Most of the time when I am trying to define a custom operation, mostly I am not concerned with rest of dimensions i.e defining multi-head attention for convs. I am not concerned with batch, width, height or even what conv operation is 1d, 2d or 3d. I am just concerned with feature dimension (dim=1) and I am not concerned with the rest of dimensions. This is where view and permute become really painful to use. Lets just limit this thread to torch.view.
Now I just want to split feature dimension into two without converting it to list and having to concat it back again? Why is there no function to do so? or at least I couldn’t find one. Lets suppose I have tensor like (B, C, H, W) and I want to split channel into into N chunks.
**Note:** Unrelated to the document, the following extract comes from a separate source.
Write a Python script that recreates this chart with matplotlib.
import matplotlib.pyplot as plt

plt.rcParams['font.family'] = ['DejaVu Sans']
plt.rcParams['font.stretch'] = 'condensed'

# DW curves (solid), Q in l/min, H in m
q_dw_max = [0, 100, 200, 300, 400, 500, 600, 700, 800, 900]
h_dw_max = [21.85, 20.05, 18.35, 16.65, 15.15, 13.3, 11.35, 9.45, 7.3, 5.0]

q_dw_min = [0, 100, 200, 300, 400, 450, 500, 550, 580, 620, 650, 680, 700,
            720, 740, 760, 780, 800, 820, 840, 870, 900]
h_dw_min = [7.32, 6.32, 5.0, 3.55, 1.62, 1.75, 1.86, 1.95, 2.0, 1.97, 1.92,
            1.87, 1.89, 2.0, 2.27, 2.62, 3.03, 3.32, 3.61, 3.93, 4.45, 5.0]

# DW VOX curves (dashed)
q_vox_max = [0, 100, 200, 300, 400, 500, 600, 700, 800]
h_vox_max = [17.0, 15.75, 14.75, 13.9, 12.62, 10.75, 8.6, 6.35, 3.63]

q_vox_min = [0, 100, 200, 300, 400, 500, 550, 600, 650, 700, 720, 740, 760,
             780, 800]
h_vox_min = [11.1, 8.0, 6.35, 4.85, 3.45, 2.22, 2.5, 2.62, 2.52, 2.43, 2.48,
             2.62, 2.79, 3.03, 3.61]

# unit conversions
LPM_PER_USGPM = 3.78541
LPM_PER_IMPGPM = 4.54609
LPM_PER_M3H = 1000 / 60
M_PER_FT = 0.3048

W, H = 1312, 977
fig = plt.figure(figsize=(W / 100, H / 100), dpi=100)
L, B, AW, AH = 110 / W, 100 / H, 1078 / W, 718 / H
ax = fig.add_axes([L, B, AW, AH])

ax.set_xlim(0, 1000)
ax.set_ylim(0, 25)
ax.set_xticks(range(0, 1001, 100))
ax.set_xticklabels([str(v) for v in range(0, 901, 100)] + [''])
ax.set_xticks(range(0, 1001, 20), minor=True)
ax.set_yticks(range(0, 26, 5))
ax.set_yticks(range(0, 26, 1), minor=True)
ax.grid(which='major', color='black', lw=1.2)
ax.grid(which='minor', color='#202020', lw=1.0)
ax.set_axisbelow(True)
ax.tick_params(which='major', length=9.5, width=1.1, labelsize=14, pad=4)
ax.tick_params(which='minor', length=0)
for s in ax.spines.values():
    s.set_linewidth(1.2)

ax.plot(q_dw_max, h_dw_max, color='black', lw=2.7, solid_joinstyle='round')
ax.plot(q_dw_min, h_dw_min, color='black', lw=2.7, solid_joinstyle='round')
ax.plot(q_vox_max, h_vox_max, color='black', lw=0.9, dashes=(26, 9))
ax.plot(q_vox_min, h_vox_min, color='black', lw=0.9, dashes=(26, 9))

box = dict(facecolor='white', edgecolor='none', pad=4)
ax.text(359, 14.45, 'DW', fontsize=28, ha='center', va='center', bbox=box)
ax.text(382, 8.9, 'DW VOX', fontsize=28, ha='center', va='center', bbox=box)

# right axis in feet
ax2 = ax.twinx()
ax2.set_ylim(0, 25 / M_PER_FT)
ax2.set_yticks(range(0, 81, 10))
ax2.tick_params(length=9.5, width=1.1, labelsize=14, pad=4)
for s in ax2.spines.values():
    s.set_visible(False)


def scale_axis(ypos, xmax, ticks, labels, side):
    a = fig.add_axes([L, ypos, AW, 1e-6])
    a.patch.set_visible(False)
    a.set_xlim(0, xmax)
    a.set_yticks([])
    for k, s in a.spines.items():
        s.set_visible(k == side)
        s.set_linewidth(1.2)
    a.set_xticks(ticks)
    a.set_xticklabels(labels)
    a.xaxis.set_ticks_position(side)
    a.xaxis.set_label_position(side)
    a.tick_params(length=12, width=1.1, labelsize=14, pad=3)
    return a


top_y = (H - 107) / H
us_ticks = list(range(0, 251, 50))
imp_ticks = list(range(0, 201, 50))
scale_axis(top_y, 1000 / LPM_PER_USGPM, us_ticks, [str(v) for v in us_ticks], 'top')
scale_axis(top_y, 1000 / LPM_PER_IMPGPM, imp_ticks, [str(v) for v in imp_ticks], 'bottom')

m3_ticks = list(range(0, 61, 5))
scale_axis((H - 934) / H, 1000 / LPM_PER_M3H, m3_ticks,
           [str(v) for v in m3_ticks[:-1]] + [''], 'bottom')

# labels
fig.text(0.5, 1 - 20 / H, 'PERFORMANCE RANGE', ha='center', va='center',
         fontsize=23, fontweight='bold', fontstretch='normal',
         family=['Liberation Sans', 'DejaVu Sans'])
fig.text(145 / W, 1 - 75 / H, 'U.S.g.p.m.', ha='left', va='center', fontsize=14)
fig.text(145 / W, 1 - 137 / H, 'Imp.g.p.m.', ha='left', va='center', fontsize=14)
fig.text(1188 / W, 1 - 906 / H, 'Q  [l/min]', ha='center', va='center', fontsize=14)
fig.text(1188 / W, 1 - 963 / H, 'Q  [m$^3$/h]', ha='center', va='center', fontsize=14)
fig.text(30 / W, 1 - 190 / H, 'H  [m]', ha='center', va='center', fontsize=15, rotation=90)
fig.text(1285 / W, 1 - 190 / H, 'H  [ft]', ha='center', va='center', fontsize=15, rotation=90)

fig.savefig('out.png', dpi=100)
There should be a function like torch.split(x, dim=1, (C // N, N)) which should result in (B, C//N, N, H, W) shape. Using torch.view makes this so painful especially when you are writing a generalized operation for all convolutions. I have to split shape and do multiple operations just to achieve this result. And on top of that it ruins pytorch tracing when you involve shapes. There should also be torch.merge function that should merge dimensions (reverse of split). torch.merge(x, (1, 2)) should revert (B, C//N, N, H, W) to (B, C, H, W) it can save so much time.
Same issue with permute. If I want to swap two dimensions I have to specify all dimensions. I am not concerned with W,H or L at the end. It become really hard to write generalized operations due to hard-coded approach we currently have for view and permute.